Our attention will be focused on two small cap stocks, the first being eMagin Corporation (NYSEMKT:EMAN).
EMAN produces OLED microdisplays which provides a superior alternative to LCD technology. They tout lower power needs, better contrast, quicker refresh rates, wider viewing angles and more variance on optimal temperature ranges.
On a price chart level, EMAN has strong annual momentum. While the S&P 500 rose just over 12% during the past 12 months, this stock has rocketed almost 40%! Prices have pulled back over 14% in the last month. Some of this could be due to pre-earnings jitters, before the report was released on March 16th and because the market made a pullback over the last month. Based on long-term positive momentum and short-term contrarian momentum, we have a potential winning candidate.
This is a micro-cap stock with only $158 million in market capitalization. We will get to some fundamental forecasting in a moment. Before that, what is our other stock pick?
IDCC is our next small cap stock, with a market capitalization of just under $2 billion. Depending on the trading day, it might be classified as a mid cap.
IDCC develops wireless technologies commonly found in modem cores. They also seek to provide a better wireless experience through technology that would have your laptop computer automatically switching back and forth between WI-FI and 3G service seamlessly. IDCC wants to create a solution that can switch between whatever signals are present.
What about price momentum? While share prices are up over 72% for the trailing 12 month period, they have fallen since mid-February, and are just now popping once again.
We have 2 potential winners to look at a more closely. What do the fundamentals and ratios tell us about these two picks?
Digging a Little Deeper into IDCC
IDCC missed slightly with the most recent earnings report. They didn’t provide much in the way of long-term guidance figures although they seemed optimistic and spoke of acquiring more patents and integrating them into the booming wireless industry, being well positioned for the coming bandwidth crunch, and new or renewed agreements with companies such as LG (OTC:LGERF). It does seem that the lack of hard fiscal estimates weighs on investors.
What do I like about IDCC's financials? Net profit margins have progressively climbed from 8.4% in 2007 up to 51% today. Return on equity is very high at 69.8%.
Based on this kind of growth, what sort of prices could we be expecting in the future? That really depends on if this stock is starting to decelerate as it transitions from ultra-high growth to decent growth, or if valuations are being pounded due to the uncertainty of future prospects. Stocks will experience decreasing valuations or price multiples, such as price-to-earnings or price-to-book ratios, as they move from growth to value. Is that the case here or is it simply a temporary compression of valuations since forward guidance is so murky?

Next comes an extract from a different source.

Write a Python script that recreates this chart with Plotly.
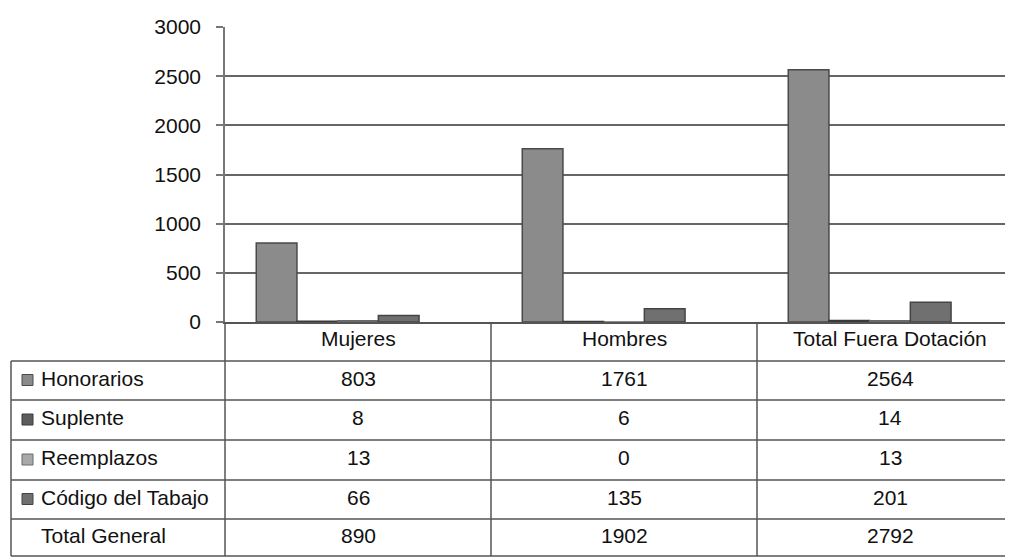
import plotly.graph_objects as go

categories = ["Mujeres", "Hombres", "Total Fuera Dotación"]
series_names = ["Honorarios", "Suplente", "Reemplazos", "Código del Tabajo", "Total General"]
honorarios = [803, 1761, 2564]
suplente = [8, 6, 14]
reemplazos = [13, 0, 13]
codigo_tabajo = [66, 135, 201]
total_general = [890, 1902, 2792]
y_ticks = [0, 500, 1000, 1500, 2000, 2500, 3000]

series_values = [honorarios, suplente, reemplazos, codigo_tabajo, total_general]
fills = ["#8b8b8b", "#5c5c5c", "#a9a9a9", "#707070", "rgba(0,0,0,0)"]
edges = ["#4a4a4a", "#3a3a3a", "#6a6a6a", "#444444", "rgba(0,0,0,0)"]

# page shows the figure 8px in from the top-left corner
OFF = 8
W, H = 1013 - OFF, 558 - OFF
L, R, T, B = 225, 1013, 27, 322          # plot area, screen pixels
CAT_W = 266                              # one category column, pixels
FONT = "Liberation Sans, Arial, sans-serif"
FS = 21
INK = "#111111"
RULE = "#555555"
TXT_SHIFT = -11


def px(x):
    return (x - L) / (R - L)


def py(y):
    return (B - y) / (B - T)


fig = go.Figure()
for name, vals, fc, ec in zip(series_names, series_values, fills, edges):
    fig.add_trace(go.Bar(
        x=categories, y=vals, name=name,
        marker=dict(color=fc, line=dict(color=ec, width=1.5)),
        hoverinfo="skip" if name == "Total General" else None,
        showlegend=False))

# data table under the plot
row_lines = [361, 400, 440, 480, 519, 556]
row_centers = [(a + b) / 2 for a, b in zip(row_lines[:-1], row_lines[1:])]
shapes = []
for yl in row_lines:
    shapes.append(dict(type="line", xref="paper", yref="paper",
                       x0=px(11), x1=1, y0=py(yl), y1=py(yl),
                       line=dict(color=RULE, width=1.5)))
shapes.append(dict(type="line", xref="paper", yref="paper",
                   x0=px(11), x1=px(11), y0=py(361), y1=py(556),
                   line=dict(color=RULE, width=1.5)))
shapes.append(dict(type="line", xref="paper", yref="paper",
                   x0=0, x1=0, y0=py(322), y1=py(556),
                   line=dict(color=RULE, width=1.5)))
for xb in [0.5, 1.5]:
    shapes.append(dict(type="line", xref="x", yref="paper",
                       x0=xb, x1=xb, y0=py(322), y1=py(556),
                       line=dict(color=RULE, width=1.5)))

annotations = []
for cat in categories:
    annotations.append(dict(x=cat, xref="x", y=py(341), yref="paper",
                            text=cat, showarrow=False, yshift=TXT_SHIFT,
                            font=dict(family=FONT, size=FS, color=INK)))
for i, (name, vals) in enumerate(zip(series_names, series_values)):
    yc = row_centers[i]
    if fills[i].startswith("#"):
        shapes.append(dict(type="rect", xref="paper", yref="paper",
                           x0=px(22), x1=px(33), y0=py(yc - 6), y1=py(yc + 5),
                           fillcolor=fills[i], line=dict(color=edges[i], width=1)))
    annotations.append(dict(x=px(39), xref="paper", y=py(yc), yref="paper",
                            text=name, showarrow=False, xanchor="left",
                            yshift=TXT_SHIFT,
                            font=dict(family=FONT, size=FS, color=INK)))
    for cat, v in zip(categories, vals):
        annotations.append(dict(x=cat, xref="x", y=py(yc), yref="paper",
                                text=str(v), showarrow=False, yshift=TXT_SHIFT,
                                font=dict(family=FONT, size=FS, color=INK)))

fig.update_layout(
    width=W, height=H,
    margin=dict(l=L - OFF, r=W - (R - OFF), t=T - OFF, b=H - (B - OFF), pad=0),
    paper_bgcolor="white", plot_bgcolor="white",
    barmode="group", bargap=0.235, bargroupgap=0,
    shapes=shapes, annotations=annotations,
    font=dict(family=FONT, size=FS, color=INK),
)
fig.update_xaxes(range=[-0.5, -0.5 + (R - L) / CAT_W], showticklabels=False,
                 showline=True, linecolor=RULE, linewidth=1.5, ticks="",
                 showgrid=False, automargin=False)
fig.update_yaxes(range=[0, 3000], tickvals=y_ticks, showgrid=True,
                 gridcolor="#666666", gridwidth=1.5, zeroline=False,
                 showline=True, linecolor="#777777", linewidth=1.5,
                 ticks="outside", ticklen=7, tickcolor="#777777", tickwidth=1.5,
                 ticklabelstandoff=11, automargin=False,
                 tickfont=dict(family=FONT, size=FS, color=INK))

fig.write_html("out.html")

If we use to assume that return on equity ratios hold strong for the next three years, then the book value could reach up to $38.38 per share. The 3 year price-to-book average is 7.44, which gives us a potential price of $285.55 per share in 36 months. This is over 5.8x higher than the current price of $48.53, which is a 488% pop. Of course, the industry average price-to-book ratio is 1.7. This is quite a big valuation drop if IDCC is simply reverting to the industry average. This would represent a meager 34% increase in 3 years provided the return on equity stays strong. If we use the current ratio of 6.13 we get a share price of $172.75, which is still almost 5 times the current price.

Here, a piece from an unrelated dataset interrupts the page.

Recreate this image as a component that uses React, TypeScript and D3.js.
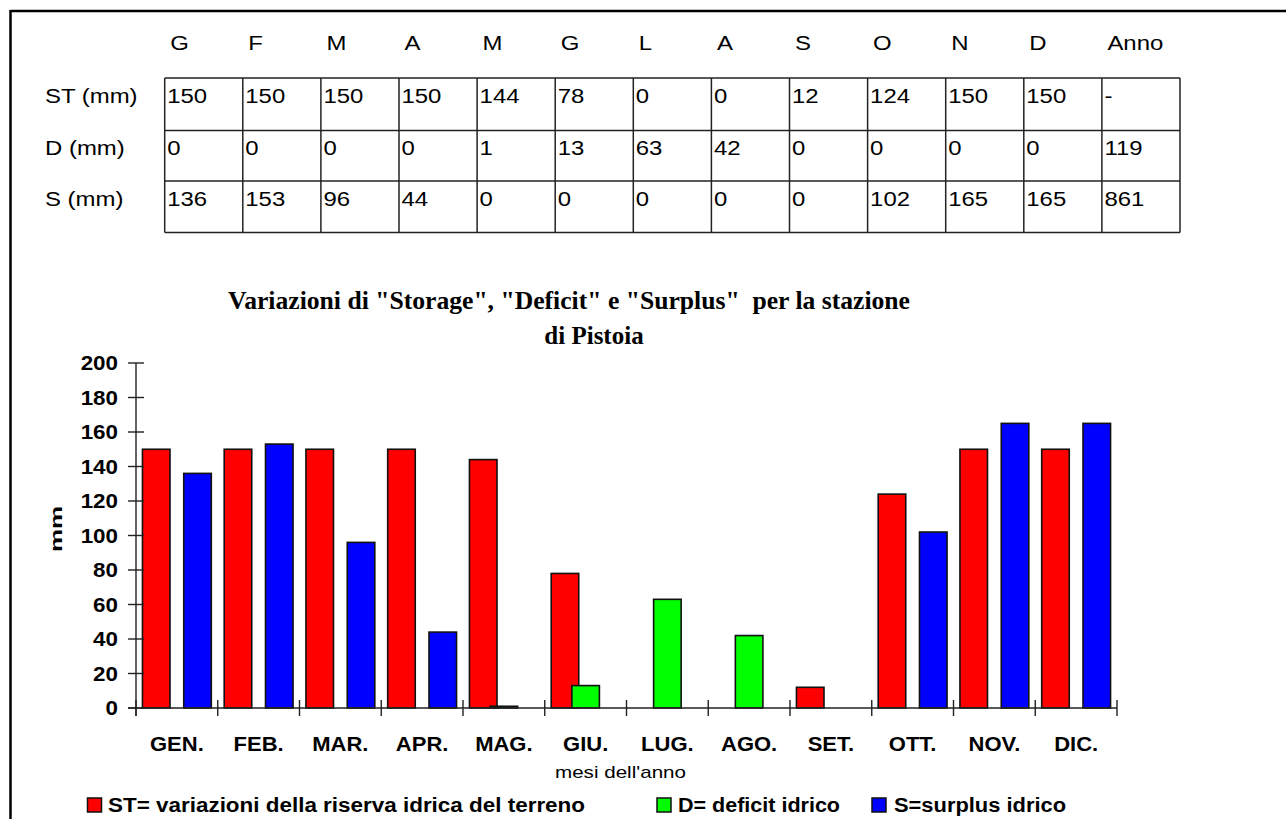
import React from "react";
import * as d3 from "d3";

// Monthly water balance for Pistoia (mm)
const months = ["GEN.", "FEB.", "MAR.", "APR.", "MAG.", "GIU.", "LUG.", "AGO.", "SET.", "OTT.", "NOV.", "DIC."];
const tableHeads = ["G", "F", "M", "A", "M", "G", "L", "A", "S", "O", "N", "D", "Anno"];
const rowLabels = ["ST (mm)", "D (mm)", "S (mm)"];
const stValues = [150, 150, 150, 150, 144, 78, 0, 0, 12, 124, 150, 150];
const dValues = [0, 0, 0, 0, 1, 13, 63, 42, 0, 0, 0, 0];
const sValues = [136, 153, 96, 44, 0, 0, 0, 0, 0, 102, 165, 165];
const annoValues = ["-", "119", "861"];
const yTicks = [0, 20, 40, 60, 80, 100, 120, 140, 160, 180, 200];

const seriesNames = [
  "ST= variazioni della riserva idrica del terreno",
  "D= deficit idrico",
  "S=surplus idrico",
];
const seriesColors = ["#ff0000", "#00ff00", "#0000ff"];

const W = 1286;
const H = 819;
const SANS = "'Liberation Sans', Arial, sans-serif";
const SERIF = "'Liberation Serif', 'Times New Roman', serif";

// Text drawn with a slight horizontal stretch, anchored at (x, y)
function SText(props: {
  x: number;
  y: number;
  sx?: number;
  anchor?: "start" | "middle" | "end";
  size: number;
  weight?: number | string;
  family?: string;
  children: React.ReactNode;
  len?: number;
}) {
  const { x, y, sx = 1.14, anchor = "start", size, weight = 400, family = SANS, children, len } = props;
  return (
    <text
      transform={`translate(${x},${y}) scale(${len ? 1 : sx},1)`}
      textAnchor={anchor}
      fontSize={size}
      fontWeight={weight}
      fontFamily={family}
      fill="#000"
      {...(len ? { textLength: len, lengthAdjust: "spacingAndGlyphs" } : {})}
    >
      {children}
    </text>
  );
}

export default function App() {
  // Data table geometry
  const tLeft = 164.7;
  const tRight = 1180;
  const colW = (tRight - tLeft) / tableHeads.length;
  const rowLines = [78, 130.5, 181, 232.5];
  const tableRows = [
    [...stValues.map(String), annoValues[0]],
    [...dValues.map(String), annoValues[1]],
    [...sValues.map(String), annoValues[2]],
  ];

  // Chart scales
  const x = d3.scaleBand<string>().domain(months).range([136, 1117]).padding(0);
  const y = d3.scaleLinear().domain([0, 200]).range([708, 363]);
  const bw = x.bandwidth();
  const barW = bw * 0.337;
  const step = bw * 0.2526;
  const series = [stValues, dValues, sValues];
  const boundaries = d3.range(months.length + 1).map((i) => 136 + i * bw);

  return (
    <svg
      width={W}
      height={H}
      style={{ position: "absolute", left: 0, top: 0, background: "#fff" }}
    >
      <rect x={0} y={0} width={W} height={H} fill="#fff" />
      {/* page frame */}
      <line x1={10.5} y1={11} x2={W} y2={11} stroke="#000" strokeWidth={2.5} />
      <line x1={10.5} y1={10} x2={10.5} y2={H} stroke="#000" strokeWidth={2.5} />

      {/* data table */}
      {tableHeads.map((h, i) => (
        <SText key={"h" + i} x={tLeft + i * colW + 5.5} y={50} size={21}>
          {h}
        </SText>
      ))}
      {rowLabels.map((r, i) => (
        <SText key={"r" + i} x={45} y={rowLines[i] + 24.5} size={21}>
          {r}
        </SText>
      ))}
      {tableRows.map((row, ri) =>
        row.map((v, ci) => (
          <SText key={`c${ri}-${ci}`} x={tLeft + ci * colW + 2.5} y={rowLines[ri] + 24.5} size={21}>
            {v}
          </SText>
        ))
      )}
      <g stroke="#222" strokeWidth={1.5}>
        {rowLines.map((ly, i) => (
          <line key={"rl" + i} x1={tLeft} x2={tRight} y1={ly} y2={ly} />
        ))}
        {d3.range(tableHeads.length + 1).map((i) => (
          <line
            key={"cl" + i}
            x1={tLeft + i * colW}
            x2={tLeft + i * colW}
            y1={rowLines[0]}
            y2={rowLines[3]}
          />
        ))}
      </g>

      {/* title */}
      <text
        x={228}
        y={309}
        fontFamily={SERIF}
        fontWeight={700}
        fontSize={25}
        textLength={682}
        lengthAdjust="spacingAndGlyphs"
        xmlSpace="preserve"
      >
        {'Variazioni di "Storage", "Deficit" e "Surplus"  per la stazione'}
      </text>
      <text x={594} y={344} textAnchor="middle" fontFamily={SERIF} fontWeight={700} fontSize={25}>
        di Pistoia
      </text>

      {/* bars */}
      {series.map((vals, si) => (
        <g key={"s" + si}>
          {vals.map((v, mi) =>
            v > 0 ? (
              <rect
                key={mi}
                x={(x(months[mi]) as number) + bw / 2 + (si - 1) * step - barW / 2}
                y={y(v)}
                width={barW}
                height={y(0) - y(v)}
                fill={seriesColors[si]}
                stroke="#111"
                strokeWidth={1.6}
              />
            ) : null
          )}
        </g>
      ))}

      {/* axes */}
      <g stroke="#222" strokeWidth={1.4}>
        <line x1={136} x2={136} y1={y(200)} y2={716} />
        <line x1={128} x2={1117} y1={y(0)} y2={y(0)} />
        {yTicks.map((t) => (
          <line key={"yt" + t} x1={128} x2={144} y1={y(t)} y2={y(t)} />
        ))}
        {boundaries.map((b, i) => (
          <line key={"xt" + i} x1={b} x2={b} y1={700} y2={716} />
        ))}
      </g>
      {yTicks.map((t) => (
        <SText key={"yl" + t} x={118} y={y(t) + 7} anchor="end" size={20} weight={700} sx={1.12}>
          {t}
        </SText>
      ))}
      {months.map((m) => (
        <SText
          key={"xl" + m}
          x={(x(m) as number) + bw / 2}
          y={751}
          anchor="middle"
          size={20}
          weight={700}
          sx={1.1}
        >
          {m}
        </SText>
      ))}
      <text
        transform="translate(62,529) rotate(-90)"
        textAnchor="middle"
        fontFamily={SANS}
        fontWeight={700}
        fontSize={16}
        textLength={46}
        lengthAdjust="spacingAndGlyphs"
      >
        mm
      </text>
      <text
        x={555}
        y={778}
        fontFamily={SANS}
        fontSize={17}
        textLength={131}
        lengthAdjust="spacingAndGlyphs"
      >
        mesi dell'anno
      </text>

      {/* legend */}
      {[
        { sq: 87.5, tx: 108, len: 477 },
        { sq: 657, tx: 678, len: 162 },
        { sq: 872, tx: 894, len: 172 },
      ].map((l, i) => (
        <g key={"lg" + i}>
          <rect x={l.sq} y={798} width={14} height={14} fill={seriesColors[i]} stroke="#111" strokeWidth={1.5} />
          <text
            x={l.tx}
            y={811.5}
            fontFamily={SANS}
            fontWeight={700}
            fontSize={20}
            textLength={l.len}
            lengthAdjust="spacingAndGlyphs"
          >
            {seriesNames[i]}
          </text>
        </g>
      ))}
    </svg>
  );
}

I would place EMAN as being higher risk due to the lack of steady positive earnings history. Because micro-cap high-growth stocks often have fewer analysts covering them and a lack of stable earnings history, this means that our risk goes up. What sort of returns might we expect on this stock?

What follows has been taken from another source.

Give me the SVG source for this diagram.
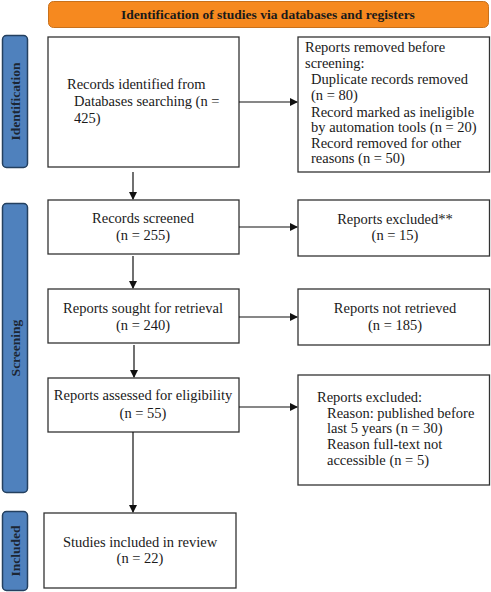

The most recent return on equity is 48.37%, and this seems to have risen up to 54% if you divide 14.8 million in net income by 27.5 million in equity. When looking over many years worth of data, this figure is volatile to say the least. Book value is at $1.36 per share with the most recent report. As I calculate the future price, I am not totally comfortable with the high return on equity. I will use it with my initial calculation but I will leave room for a much lower figure looking forward.
In three years, book value could theoretically rise to $4.96. The industry average price-to-book ratio is 5.5 while this stock is trading at under 9 times its book value. Using the industry average, the theoretical price of $27.28 in 3 years is roughly 4x what of what it is today at $7.22. If we use the current multiple of 8.72, our future price could be up to $43.25. I will add that I highly doubt that the stock will continue to trade at such a high book multiple. A guess of $20 - $30 would be more reasonable if this company can keep the aggressive intrinsic growth up, but future momentum could also add price strength.
Both of these stocks could provide a giant upside with a potential price increase of 4-5x the current over the next 3 years. Based on the figures I have available to me today, I favor IDCC as a winning stock. But don’t count out EMAN thinking it to be an underachiever. Keep an eye on their future filings as there could be some huge surprises behind that heavy curtain that is currently shielding investors from earnings forecasts.
Disclosure: I have no positions in any stocks mentioned, and no plans to initiate any positions within the next 72 hours.